Clinical and cytometric data of breast cancer patients who died of their primary tumour or of CCVD (material from 1991 and 1997–98)
Discussion
Dissemination of cancer cells followed by meta-static growth is the most serious complication of solid malignancies. Therefore, there is an urgent need to introduce procedures making it possible to prevent cancer cells from spreading. One well-known efficient course of action is early detection and removal of the entire tumour when it is still in the stage of in situ or early locally invasive growth. Other possible procedures are those that eliminate the risk of tumour spread during diagnostic tissue sampling and those preventing disseminated tumour cells from surviving and growing. Since only a minority of solid malignancies are detected at the in situ or early locally invasive stage and the fact that diagnostic needle or surgical biopsies are generally necessary to obtain a final pretreatment diagnosis it is evident that techniques used today are inappropriate to reach this goal. This is clear from numerous studies reporting local seeding in connection with diagnostic sampling of tumour tissue.10–15 A striking example is a comprehensive study of Hansen et al. 19 who showed that preoperative manipulation of the primary breast tumour using either FNAB or CNB techniques resulted in an increase of sentinel node metastases with as much as 50%.

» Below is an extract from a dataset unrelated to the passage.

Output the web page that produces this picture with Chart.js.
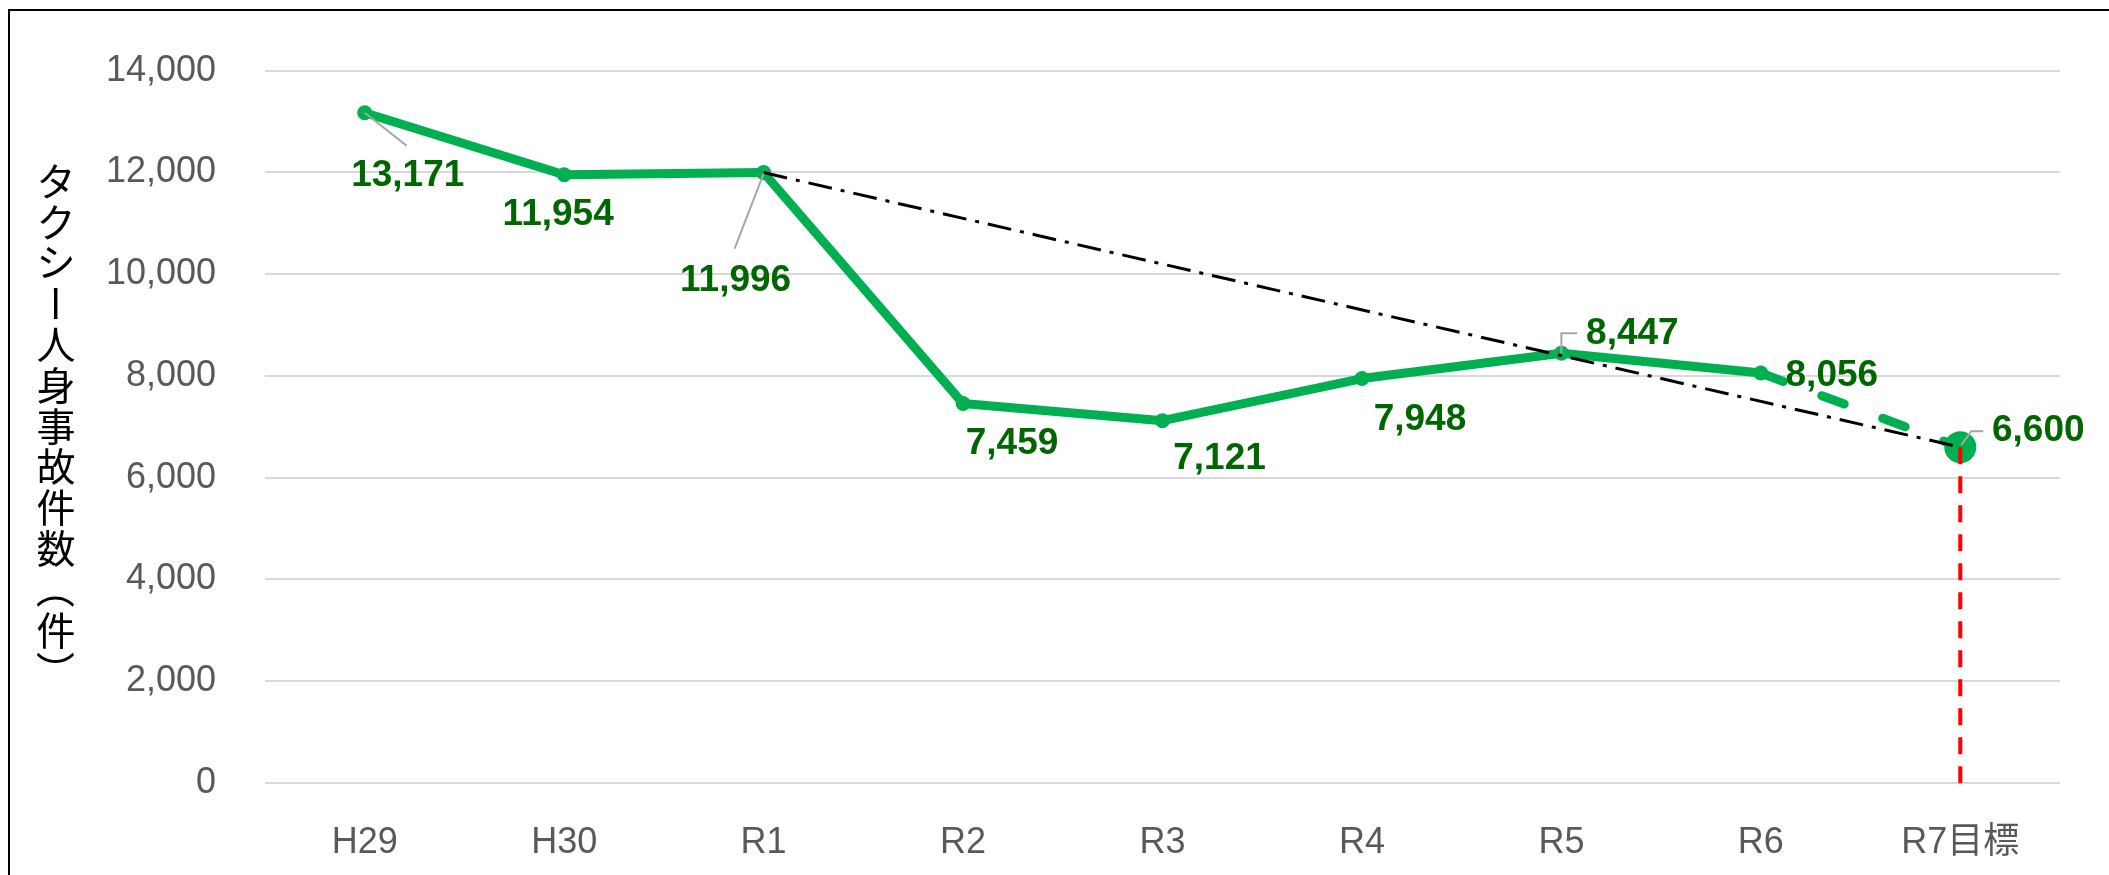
<!DOCTYPE html>
<html lang="ja">
<head>
  <meta charset="UTF-8">
  <title>タクシー人身事故件数</title>
  <style>
    html, body { margin: 0; padding: 0; background: #fff; }
    canvas { display: block; }
  </style>
</head>
<body>
<canvas id="myChart" width="2109" height="875"></canvas>
<script src="https://cdn.jsdelivr.net/npm/chart.js"></script>
<script>
  // data
  const categories = ['H29', 'H30', 'R1', 'R2', 'R3', 'R4', 'R5', 'R6', 'R7目標'];
  const accidents = [13171, 11954, 11996, 7459, 7121, 7948, 8447, 8056, 6600];
  const trend = [null, null, 11996, null, null, null, null, null, 6600];
  const yMin = 0;
  const yMax = 14000;
  const yStep = 2000;
  const axisTitle = 'タクシー人身事故件数（件）';

  const GREEN = '#00B050';
  const LABEL_GREEN = '#006600';
  const GREY = '#595959';

  // label offsets from the point (px), and leader lines (relative points)
  const labelOffsets = [[43, 63], [-6, 40], [-28, 108], [49, 40], [57, 38], [58, 41], [71, -19], [71, 3], [78, -16]];
  const leaders = {
    0: [[0, 0], [42, 33]],
    2: [[0, 1], [-29, 76]],
    6: [[0, 0], [0, -20], [16, -20]],
    8: [[1, -2], [11, -16], [23, -16]]
  };

  Chart.defaults.font.family = "'Liberation Sans', 'Noto Sans CJK JP', sans-serif";

  const framePlugin = {
    id: 'frame',
    beforeDraw(chart) {
      const ctx = chart.ctx;
      ctx.save();
      ctx.fillStyle = '#fff';
      ctx.fillRect(0, 0, chart.width, chart.height);
      ctx.strokeStyle = '#000';
      ctx.lineWidth = 2;
      ctx.strokeRect(9, 10, chart.width + 20, chart.height + 20);
      // vertical axis title, written top to bottom
      ctx.fillStyle = '#000';
      ctx.font = "39px 'Noto Sans CJK JP'";
      ctx.textAlign = 'center';
      ctx.textBaseline = 'middle';
      Array.from(axisTitle).forEach((c, i) => {
        ctx.save();
        ctx.translate(56, 181 + i * 40.8);
        if ('ー（）'.includes(c)) ctx.rotate(Math.PI / 2);
        ctx.fillText(c, 0, 0);
        ctx.restore();
      });
      ctx.restore();
    }
  };

  const extrasPlugin = {
    id: 'extras',
    afterDatasetsDraw(chart) {
      const ctx = chart.ctx;
      const xs = chart.scales.x, ys = chart.scales.y;
      const last = accidents.length - 1;
      // red dashed target line
      ctx.save();
      ctx.strokeStyle = '#FF0000';
      ctx.lineWidth = 4;
      ctx.setLineDash([17, 12]);
      ctx.beginPath();
      ctx.moveTo(xs.getPixelForValue(last), ys.getPixelForValue(accidents[last]));
      ctx.lineTo(xs.getPixelForValue(last), chart.chartArea.bottom + 11);
      ctx.stroke();
      ctx.restore();

      // data labels + leader lines
      const meta = chart.getDatasetMeta(1);
      ctx.save();
      meta.data.forEach((pt, i) => {
        if (leaders[i]) {
          ctx.strokeStyle = '#A6A6A6';
          ctx.lineWidth = 2;
          ctx.beginPath();
          leaders[i].forEach(([dx, dy], k) => {
            if (k === 0) ctx.moveTo(pt.x + dx, pt.y + dy);
            else ctx.lineTo(pt.x + dx, pt.y + dy);
          });
          ctx.stroke();
        }
        ctx.fillStyle = LABEL_GREEN;
        ctx.font = "bold 37px 'Liberation Sans'";
        ctx.textAlign = 'center';
        ctx.textBaseline = 'middle';
        const [dx, dy] = labelOffsets[i];
        ctx.fillText(accidents[i].toLocaleString('en-US'), pt.x + dx, pt.y + dy);
      });
      ctx.restore();
    }
  };

  const ctx = document.getElementById('myChart');
  new Chart(ctx, {
    type: 'line',
    data: {
      labels: categories,
      datasets: [{
        label: 'trend',
        data: trend,
        spanGaps: true,
        borderColor: '#000',
        borderWidth: 3,
        borderDash: [24, 9, 4, 9],
        pointRadius: 0,
        order: 0
      }, {
        label: 'タクシー人身事故件数',
        data: accidents,
        borderColor: GREEN,
        backgroundColor: GREEN,
        borderWidth: 9,
        borderJoinStyle: 'round',
        borderCapStyle: 'round',
        pointRadius: [7.5, 7.5, 7.5, 7.5, 7.5, 7.5, 7.5, 7.5, 16],
        pointBackgroundColor: GREEN,
        pointBorderWidth: 0,
        segment: {
          borderDash: c => c.p1DataIndex === accidents.length - 1 ? [24, 41] : undefined
        },
        order: 1
      }]
    },
    options: {
      responsive: false,
      devicePixelRatio: 1,
      animation: false,
      layout: { padding: { top: 65, right: 49, left: 0, bottom: 0 } },
      plugins: {
        legend: { display: false },
        tooltip: { enabled: false }
      },
      scales: {
        x: {
          offset: true,
          grid: { display: false },
          border: { display: false },
          ticks: { color: GREY, font: { size: 36 }, padding: 30 },
          afterFit(s) { s.height = 92; }
        },
        y: {
          min: yMin,
          max: yMax,
          grid: { color: '#D9D9D9', lineWidth: 2, drawTicks: false },
          border: { display: false },
          ticks: {
            stepSize: yStep,
            color: GREY,
            font: { size: 36 },
            padding: 49,
            callback: v => v.toLocaleString('en-US')
          },
          afterFit(s) { s.width = 265; }
        }
      }
    },
    plugins: [framePlugin, extrasPlugin]
  });
</script>
</body>
</html>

In the present study we investigated the incidence of ALNM and patient survival in 864 breast cancer patients who were preoperatively diagnosed by means of FNAB, i.e. the most patient-friendly minimally traumatic sampling procedure. From this patient cohort we selected those who died because of their breast cancer disease and those who died because of a simultaneously existing CCVD, i.e. patients who at the time of FNAB sampling and until death at least periodically were exposed to anticoagulants. A decisive advantage of the present study is that both the average size and the DNA index of the primary breast cancers, well known to be highly correlated to ALNM positivity and malignancy potential, were statistically the same in the compared patient groups. With this in mind, the highly significant difference (68% versus 27%) in ALNM positivity at the time of diagnosis and survival time (61 versus 102 months) in the two patient categories indicate that anticoagulant treatment seems to counteract tumour cell seeding in turn improving patient survival.
The data presented herein are in line with data obtained from studies in cancer patients 20 and experimental animals injected with highly malignant tumour cells 21 showing that anticoagulants counteract activation of platelets and by doing so inhibit platelet-cancer cell interaction resulting in reduced metastatic growth of disseminated cancer cells.